* _WORK TO COMPLETE_: Retype each line exactly. Skip images.

--

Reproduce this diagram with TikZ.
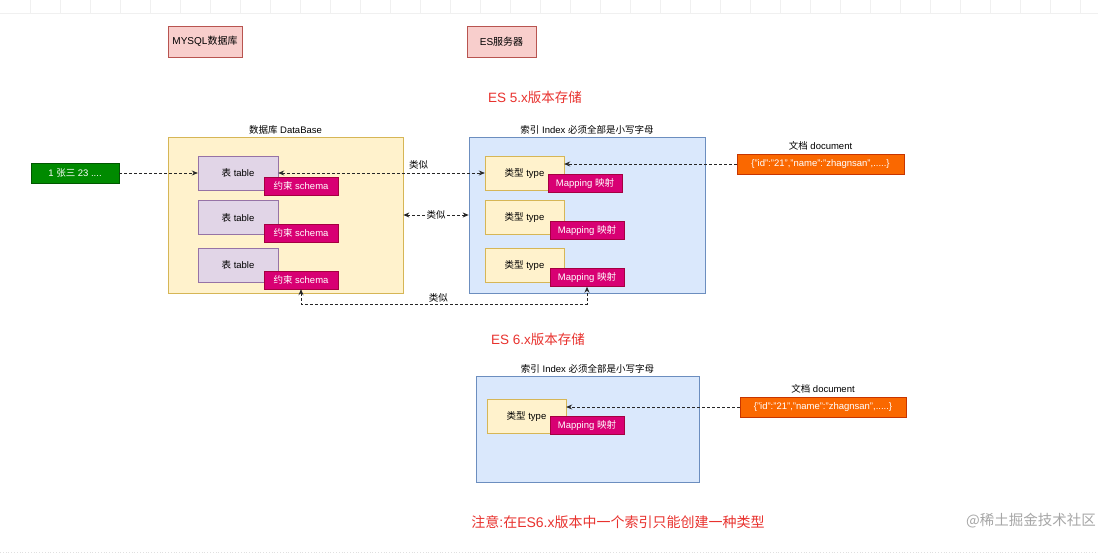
\documentclass[tikz,border=0pt]{standalone}
\usepackage{fontspec}
\setmainfont{Liberation Sans}
\newfontfamily\cjk{Noto Sans CJK SC}
\newcommand{\zh}[1]{{\cjk #1}}
\usetikzlibrary{arrows.meta,positioning}

\definecolor{pinkfill}{HTML}{F8CECC}
\definecolor{pinkline}{HTML}{B85450}
\definecolor{yelfill}{HTML}{FFF2CC}
\definecolor{yelline}{HTML}{D6B656}
\definecolor{bluefill}{HTML}{DAE8FC}
\definecolor{blueline}{HTML}{6C8EBF}
\definecolor{purfill}{HTML}{E1D5E7}
\definecolor{purline}{HTML}{9673A6}
\definecolor{magfill}{HTML}{D80073}
\definecolor{magline}{HTML}{A50040}
\definecolor{grnfill}{HTML}{008A00}
\definecolor{grnline}{HTML}{005700}
\definecolor{orgfill}{HTML}{FA6800}
\definecolor{orgline}{HTML}{C73500}
\definecolor{titlered}{HTML}{E8322E}

\begin{document}
\begin{tikzpicture}[
    x=1pt, y=-1pt,
    box/.style={draw, align=center, inner sep=0pt, font=\fontsize{9.5}{11}\selectfont},
    server/.style={box, fill=pinkfill, draw=pinkline, minimum height=31pt,
                   font=\fontsize{10}{12}\selectfont},
    group/.style={box, line width=0.7pt},
    tbl/.style={box, fill=purfill, draw=purline, minimum width=80pt, minimum height=34pt},
    typ/.style={box, fill=yelfill, draw=yelline, minimum width=79pt, minimum height=34pt},
    tag/.style={box, fill=magfill, draw=magline, text=white, minimum width=74pt, minimum height=18pt},
    doc/.style={box, fill=orgfill, draw=orgline, text=white, minimum width=167pt, minimum height=20pt},
    caption/.style={inner sep=1pt, font=\fontsize{9.5}{11}\selectfont},
    headline/.style={inner sep=0pt, text=titlered, font=\fontsize{13.5}{15}\selectfont},
    link/.style={draw=black!85, dash pattern=on 3pt off 2pt, line width=0.75pt,
                 {Stealth[length=6pt,width=5pt]}-{Stealth[length=6pt,width=5pt]}},
    feed/.style={link, -{Stealth[length=6pt,width=5pt]}},
    gridline/.style={draw=black!6, line width=0.6pt},
  ]
    \useasboundingbox (0,0) rectangle (1098,557);

    % ---- faint canvas grid ----
    \foreach \gx in {30,60,...,1080}
      \draw[gridline] (\gx,0) -- (\gx,13);
    \draw[gridline] (0,13) -- (1098,13);
    \draw[draw=black!12, dotted, line width=0.8pt] (0,552) -- (1098,552);

    % ---- headers ----
    \node[server, minimum width=74pt] (mysql) at (205,41.5) {MYSQL\zh{数据库}};
    \node[server, minimum width=69pt] (es) at (501.5,41.5) {ES\zh{服务器}};
    \node[headline] (title5) at (535,97) {ES 5.x\zh{版本存储}};

    % ---- ES 5.x: database side ----
    \node[group, fill=yelfill, draw=yelline, minimum width=235pt, minimum height=156pt]
        (db) at (285.5,215) {};
    \node[caption, above=1pt of db] (dblabel) {\zh{数据库} DataBase};
    \node[box, fill=grnfill, draw=grnline, text=white, minimum width=88pt, minimum height=20pt]
        (row) at (75,173) {1 \zh{张三} 23 ....};
    \node[tbl] (tab1) at (238,173) {\zh{表} table};
    \node[tbl] (tab2) at (238,217.5) {\zh{表} table};
    \node[tbl] (tab3) at (238,265) {\zh{表} table};
    \node[tag] (sch1) at (301,186) {\zh{约束} schema};
    \node[tag] (sch2) at (301,233) {\zh{约束} schema};
    \node[tag] (sch3) at (301,280) {\zh{约束} schema};

    % ---- ES 5.x: index side ----
    \node[group, fill=bluefill, draw=blueline, minimum width=236pt, minimum height=156pt]
        (idx5) at (587,215) {};
    \node[caption, above=1pt of idx5] (idx5label) {\zh{索引} Index \zh{必须全部是小写字母}};
    \node[typ] (typ1) at (524.5,173) {\zh{类型} type};
    \node[typ] (typ2) at (524.5,217.5) {\zh{类型} type};
    \node[typ] (typ3) at (524.5,265) {\zh{类型} type};
    \node[tag] (map1) at (585,183) {Mapping \zh{映射}};
    \node[tag] (map2) at (587,230.5) {Mapping \zh{映射}};
    \node[tag] (map3) at (587,277.5) {Mapping \zh{映射}};

    \node[doc] (doc5) at (820.5,164) {\{"id":"21","name":"zhagnsan",.....\}};
    \node[caption, above=2pt of doc5] (doc5label) {\zh{文档} document};

    \draw[feed] (row) -- (tab1);
    \draw[link] (tab1.east) -- (typ1.west) node[caption, pos=0.68, above=2pt] {\zh{类似}};
    \draw[link] (db.east) -- (idx5.west) node[caption, midway, fill=white, inner sep=1pt] {\zh{类似}};
    \draw[link] (sch3.south) -- ++(0,15) -| (map3.south) node[caption, pos=0.24, above=1pt] {\zh{类似}};
    \draw[feed] (doc5.west) -- (doc5.west -| typ1.east);

    % ---- ES 6.x ----
    \node[headline] (title6) at (538,339) {ES 6.x\zh{版本存储}};
    \node[group, fill=bluefill, draw=blueline, minimum width=223pt, minimum height=106pt]
        (idx6) at (587.5,429) {};
    \node[caption, above=1pt of idx6] (idx6label) {\zh{索引} Index \zh{必须全部是小写字母}};
    \node[typ] (typ6) at (526.5,416) {\zh{类型} type};
    \node[tag] (map6) at (587,425.5) {Mapping \zh{映射}};
    \node[doc, minimum width=166pt] (doc6) at (823,407) {\{"id":"21","name":"zhagnsan",.....\}};
    \node[caption, above=2pt of doc6] (doc6label) {\zh{文档} document};
    \draw[feed] (doc6.west) -- (doc6.west -| typ6.east);

    % ---- footnote ----
    \node[headline, font=\fontsize{14}{16}\selectfont] (note) at (618,522)
        {\zh{注意}:\zh{在}ES6.x\zh{版本中一个索引只能创建一种类型}};
    \node[inner sep=0pt, anchor=east, text=black!35, font=\cjk\fontsize{14.5}{17}\selectfont]
        (mark) at (1096,521) {@稀土掘金技术社区};
\end{tikzpicture}
\end{document}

--

* _FULL ANSWER_:
Reproduce this diagram with TikZ.
\documentclass[tikz,border=0pt]{standalone}
\usepackage{fontspec}
\setmainfont{Liberation Sans}
\newfontfamily\cjk{Noto Sans CJK SC}
\newcommand{\zh}[1]{{\cjk #1}}
\usetikzlibrary{arrows.meta,positioning}

\definecolor{pinkfill}{HTML}{F8CECC}
\definecolor{pinkline}{HTML}{B85450}
\definecolor{yelfill}{HTML}{FFF2CC}
\definecolor{yelline}{HTML}{D6B656}
\definecolor{bluefill}{HTML}{DAE8FC}
\definecolor{blueline}{HTML}{6C8EBF}
\definecolor{purfill}{HTML}{E1D5E7}
\definecolor{purline}{HTML}{9673A6}
\definecolor{magfill}{HTML}{D80073}
\definecolor{magline}{HTML}{A50040}
\definecolor{grnfill}{HTML}{008A00}
\definecolor{grnline}{HTML}{005700}
\definecolor{orgfill}{HTML}{FA6800}
\definecolor{orgline}{HTML}{C73500}
\definecolor{titlered}{HTML}{E8322E}

\begin{document}
\begin{tikzpicture}[
    x=1pt, y=-1pt,
    box/.style={draw, align=center, inner sep=0pt, font=\fontsize{9.5}{11}\selectfont},
    server/.style={box, fill=pinkfill, draw=pinkline, minimum height=31pt,
                   font=\fontsize{10}{12}\selectfont},
    group/.style={box, line width=0.7pt},
    tbl/.style={box, fill=purfill, draw=purline, minimum width=80pt, minimum height=34pt},
    typ/.style={box, fill=yelfill, draw=yelline, minimum width=79pt, minimum height=34pt},
    tag/.style={box, fill=magfill, draw=magline, text=white, minimum width=74pt, minimum height=18pt},
    doc/.style={box, fill=orgfill, draw=orgline, text=white, minimum width=167pt, minimum height=20pt},
    caption/.style={inner sep=1pt, font=\fontsize{9.5}{11}\selectfont},
    headline/.style={inner sep=0pt, text=titlered, font=\fontsize{13.5}{15}\selectfont},
    link/.style={draw=black!85, dash pattern=on 3pt off 2pt, line width=0.75pt,
                 {Stealth[length=6pt,width=5pt]}-{Stealth[length=6pt,width=5pt]}},
    feed/.style={link, -{Stealth[length=6pt,width=5pt]}},
    gridline/.style={draw=black!6, line width=0.6pt},
  ]
    \useasboundingbox (0,0) rectangle (1098,557);

    % ---- faint canvas grid ----
    \foreach \gx in {30,60,...,1080}
      \draw[gridline] (\gx,0) -- (\gx,13);
    \draw[gridline] (0,13) -- (1098,13);
    \draw[draw=black!12, dotted, line width=0.8pt] (0,552) -- (1098,552);

    % ---- headers ----
    \node[server, minimum width=74pt] (mysql) at (205,41.5) {MYSQL\zh{数据库}};
    \node[server, minimum width=69pt] (es) at (501.5,41.5) {ES\zh{服务器}};
    \node[headline] (title5) at (535,97) {ES 5.x\zh{版本存储}};

    % ---- ES 5.x: database side ----
    \node[group, fill=yelfill, draw=yelline, minimum width=235pt, minimum height=156pt]
        (db) at (285.5,215) {};
    \node[caption, above=1pt of db] (dblabel) {\zh{数据库} DataBase};
    \node[box, fill=grnfill, draw=grnline, text=white, minimum width=88pt, minimum height=20pt]
        (row) at (75,173) {1 \zh{张三} 23 ....};
    \node[tbl] (tab1) at (238,173) {\zh{表} table};
    \node[tbl] (tab2) at (238,217.5) {\zh{表} table};
    \node[tbl] (tab3) at (238,265) {\zh{表} table};
    \node[tag] (sch1) at (301,186) {\zh{约束} schema};
    \node[tag] (sch2) at (301,233) {\zh{约束} schema};
    \node[tag] (sch3) at (301,280) {\zh{约束} schema};

    % ---- ES 5.x: index side ----
    \node[group, fill=bluefill, draw=blueline, minimum width=236pt, minimum height=156pt]
        (idx5) at (587,215) {};
    \node[caption, above=1pt of idx5] (idx5label) {\zh{索引} Index \zh{必须全部是小写字母}};
    \node[typ] (typ1) at (524.5,173) {\zh{类型} type};
    \node[typ] (typ2) at (524.5,217.5) {\zh{类型} type};
    \node[typ] (typ3) at (524.5,265) {\zh{类型} type};
    \node[tag] (map1) at (585,183) {Mapping \zh{映射}};
    \node[tag] (map2) at (587,230.5) {Mapping \zh{映射}};
    \node[tag] (map3) at (587,277.5) {Mapping \zh{映射}};

    \node[doc] (doc5) at (820.5,164) {\{"id":"21","name":"zhagnsan",.....\}};
    \node[caption, above=2pt of doc5] (doc5label) {\zh{文档} document};

    \draw[feed] (row) -- (tab1);
    \draw[link] (tab1.east) -- (typ1.west) node[caption, pos=0.68, above=2pt] {\zh{类似}};
    \draw[link] (db.east) -- (idx5.west) node[caption, midway, fill=white, inner sep=1pt] {\zh{类似}};
    \draw[link] (sch3.south) -- ++(0,15) -| (map3.south) node[caption, pos=0.24, above=1pt] {\zh{类似}};
    \draw[feed] (doc5.west) -- (doc5.west -| typ1.east);

    % ---- ES 6.x ----
    \node[headline] (title6) at (538,339) {ES 6.x\zh{版本存储}};
    \node[group, fill=bluefill, draw=blueline, minimum width=223pt, minimum height=106pt]
        (idx6) at (587.5,429) {};
    \node[caption, above=1pt of idx6] (idx6label) {\zh{索引} Index \zh{必须全部是小写字母}};
    \node[typ] (typ6) at (526.5,416) {\zh{类型} type};
    \node[tag] (map6) at (587,425.5) {Mapping \zh{映射}};
    \node[doc, minimum width=166pt] (doc6) at (823,407) {\{"id":"21","name":"zhagnsan",.....\}};
    \node[caption, above=2pt of doc6] (doc6label) {\zh{文档} document};
    \draw[feed] (doc6.west) -- (doc6.west -| typ6.east);

    % ---- footnote ----
    \node[headline, font=\fontsize{14}{16}\selectfont] (note) at (618,522)
        {\zh{注意}:\zh{在}ES6.x\zh{版本中一个索引只能创建一种类型}};
    \node[inner sep=0pt, anchor=east, text=black!35, font=\cjk\fontsize{14.5}{17}\selectfont]
        (mark) at (1096,521) {@稀土掘金技术社区};
\end{tikzpicture}
\end{document}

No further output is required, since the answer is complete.